The key determinant in apparel pricing — cotton rates — has been on an uptrend. The 30-count cotton yarn sold by mills touched a high of Rs 240 a kg in September from Rs 200 in January this year. Although prices slipped to Rs 221 a kg in November, most manufacturers were not able to cash in on that because orders are usually booked six months in advance. On a year-on-year basis, the benchmark 40s-count yarn prices have gone up by 20 per cent.

Garment makers have been pushing for duty-free import of cotton yarn as a price-stabilising measure, after the Centre allowed raw cotton shipments into the country, said Mohan Sadhwani, Executive Director, Clothing Manufacturers Association of India. “There are a lot of stakeholders in the supply chain, right from the cotton grower to the garment maker. So, this could take time.”

Vardhman Textiles, part of the Rs 5,252-crore Vardhman Group, which churns out 55 tonnes of yarn a day at its Ludhiana unit, said a reduction in yarn prices will depend on whether China goes ahead with the import restriction it is considering. D.L. Sharma, Managing Director, Vardhman Yarns and Textiles Ltd, says, “Yarn prices may come down in India if China decides to cut down on imports.” About 60 per cent of the company’s yarn is sold to domestic apparel makers, while the rest make up for exports.

Suppliers have raised fabric prices too by 30 per cent over the last two years, says Jacob John, Brand Head, Louis Philippe. The Aditya Birla Group brand, which sources raw cotton, cotton yarn, and fabrics to make high-priced garments at its factory in Bangalore, says it has hiked apparel prices by 25 per cent on account of rising raw material costs. “We’d like to give our consumers a reason to cheer” but that depends of whether costs come down.
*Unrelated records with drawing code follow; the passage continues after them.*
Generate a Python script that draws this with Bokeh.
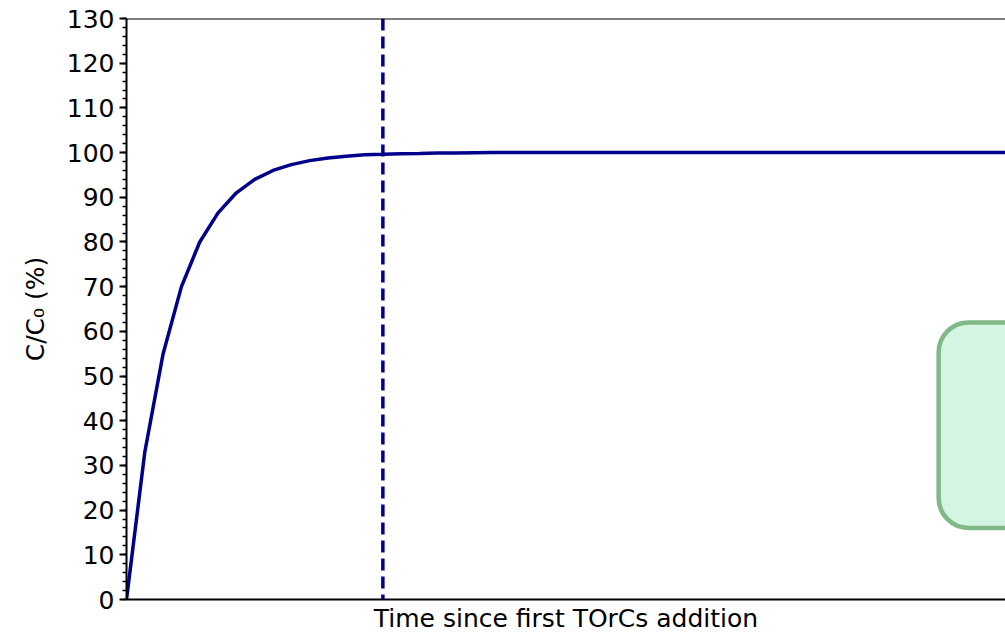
from bokeh.plotting import figure
from bokeh.models import Span, BoxAnnotation, FixedTicker, Range1d
from bokeh.embed import file_html
from bokeh.resources import INLINE

# Data
time = list(range(0, 49))
conc = [0, 33, 55, 70, 80, 86.5, 91, 94, 96, 97.3,
        98.2, 98.8, 99.2, 99.5, 99.6, 99.75, 99.8, 99.9, 99.9, 99.95,
        100, 100, 100, 100, 100, 100, 100, 100, 100, 100,
        100, 100, 100, 100, 100, 100, 100, 100, 100, 100,
        100, 100, 100, 100, 100, 100, 100, 100, 100]
first_addition_end = 14
y_ticks = [0, 10, 20, 30, 40, 50, 60, 70, 80, 90, 100, 110, 120, 130]
y_minor = [v for v in range(0, 131, 2)]
box_bottom, box_top, box_left = 16, 62, 44.35

FONT = "DejaVu Sans"

p = figure(width=1005, height=636, output_backend="svg", toolbar_location=None,
           x_range=Range1d(0, 48), y_range=Range1d(0, 130),
           min_border_left=126, min_border_right=0, min_border_top=18,
           min_border_bottom=37)
p.outline_line_color = None
p.grid.grid_line_color = None
p.background_fill_color = "white"
p.border_fill_color = "white"

p.line(time, conc, line_color="#00008b", line_width=3.5)

p.add_layout(Span(location=first_addition_end, dimension="height",
                  line_color="#00008b", line_width=3.5, line_dash="12 6"))
p.add_layout(Span(location=130, dimension="width", line_color="black",
                  line_width=2))

p.add_layout(BoxAnnotation(left=box_left, right=60, bottom=box_bottom, top=box_top,
                           fill_color="#d5f5e3", fill_alpha=1.0,
                           line_color="#80b888", line_alpha=1.0, line_width=4.5,
                           border_radius=30))

# y axis
ya = p.yaxis[0]
ya.ticker = FixedTicker(ticks=y_ticks, minor_ticks=y_minor)
ya.axis_label = "C/C\u2080 (%)"
ya.axis_label_text_font = FONT
ya.axis_label_text_font_style = "normal"
ya.axis_label_text_font_size = "25px"
ya.axis_label_text_color = "black"
ya.axis_label_standoff = 14
ya.major_label_text_font = FONT
ya.major_label_text_font_size = "25px"
ya.major_label_text_color = "black"
ya.major_label_standoff = 5
ya.major_tick_out = 7
ya.major_tick_in = 0
ya.minor_tick_out = 4
ya.minor_tick_in = 0
ya.axis_line_width = 2
ya.major_tick_line_width = 2
ya.minor_tick_line_width = 1.5

# x axis
xa = p.xaxis[0]
xa.ticker = FixedTicker(ticks=[])
xa.axis_label = "Time since first TOrCs addition"
xa.axis_label_text_font = FONT
xa.axis_label_text_font_style = "normal"
xa.axis_label_text_font_size = "25px"
xa.axis_label_text_color = "black"
xa.axis_label_standoff = 4
xa.major_label_text_font_size = "0px"
xa.major_label_standoff = 0
xa.major_tick_line_color = None
xa.minor_tick_line_color = None
xa.axis_line_width = 2

open("out.html", "w").write(file_html(p, INLINE))
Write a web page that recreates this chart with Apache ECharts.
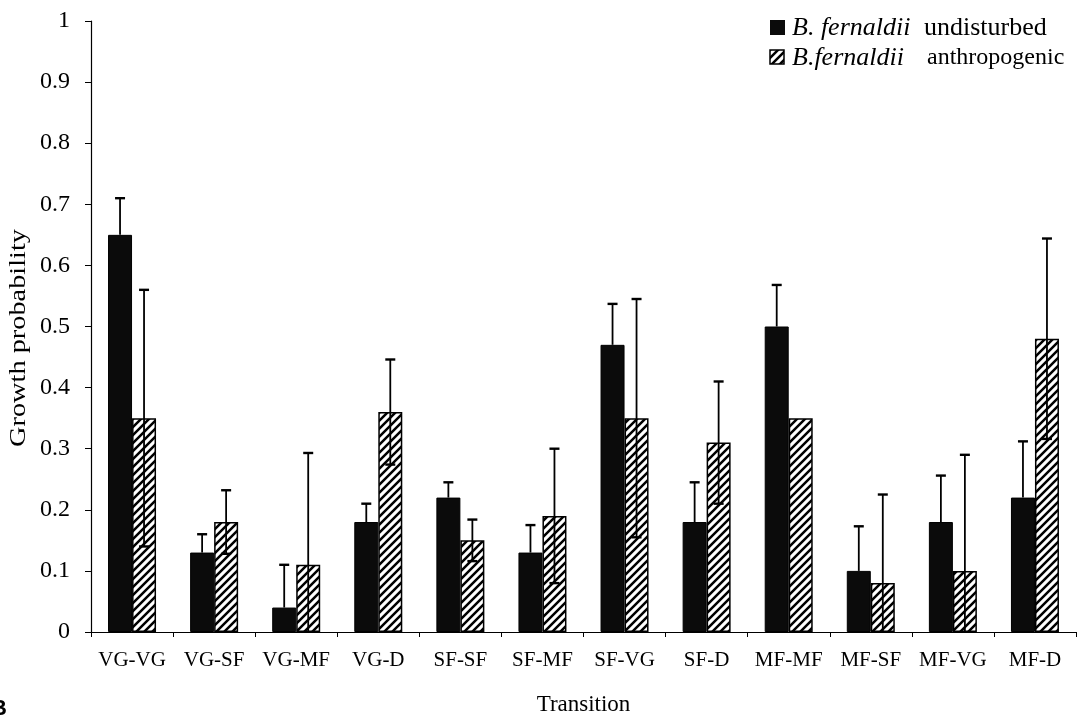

Although the brand’s revenue has grown year-on-year, rising input costs have put operating margins under pressure.

K. Selvaraju, Secretary-General, Southern India Mills Association, says supply to domestic apparel manufacturers has increased 15 per cent so far this year, and exports have gone up 49 per cent, mainly due to a recovery in the US and UK markets and diversion to India of orders from Bangladesh. However, for domestic manufacturers, the price of cotton may not go below Rs 38,000 a candy (356 kg), he said.

A. Shakthivel, Chairman, Apparel Export Promotion Council, says pricing, more than availability, is the problem for garment makers. “Earlier, power cuts and low capacity hurt production, resulting in wrangles with mill owners over stock delivery. But with increased capacity at mills, labour shortage and cotton pricing are proving to be a problem.”